Russo, now completing his first year as ASTA’s elected president and chair and widely expected to be reelected for another term, cited the critical importance of agents contacting their representatives in Congress to protest United’s policy. “This issue is not settled and we have to keep the pressure on Congress,” he said.
While hearings may be possible, Russo says that the most effective tool for agents are face to face meting with Senators and Representatives this month while they are in their home districts. ASTA will offer a webinar for agents to show them how to get appointments and present their case.
While the United credit card issue has a priority, Russo is also concerned with new tax proposals such as a sales tax increase in New York City. “ The entire travel industry faces a challenge from local, state and federal tax hikes that can undercut the industry’s growth and viability,” he said.
Russo, owner of Denver-based Travel Partners, said that he expected accelerated consolidation among travel agencies in the year ahead and that, in his personal judgment, a 30 to 50 percent year-over-year decline in business is not out of the question. “If this is the case we will see extensive changes in the agency distribution system,” Russo said.
A recent ASTA webinar on mergers and acquisitions sponsored by ASTA was the best attended in ASTA’s history, he noted. “Smart agents are getting ahead of the curve,” Russo said, noting that there was widespread uncertainty about the Obama Administration’s health care plan and its impact on small business owners. “Many agents are on pins and needles on health care issues.”
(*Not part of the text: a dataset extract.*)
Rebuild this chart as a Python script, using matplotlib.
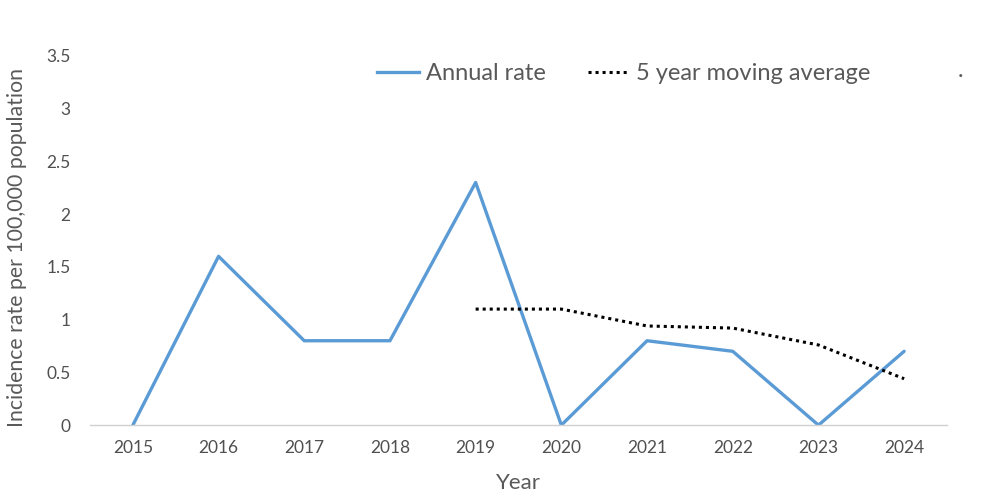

While Russo urges greater participation in grassroots legislative issues, he also urges travel agents to encourage younger people to enter the travel industry. “ASTA and its Young Professional’s Society are moving to help encourage talented people to enter the industry and I urge widespread support,” he said. ASTA will soon launch a page on Facebook to help generate interest.
Russo believes ASTA membership by agencies of all sizes remains critical if the agency industry is to survive and prosper. He sees agents not only as a vital source of support but of intelligence on local and state issues and urges agents to advise ASTA if they become aware of issues that should be addressed. “ASTA remains an indispensable resource for the agency community,” he said.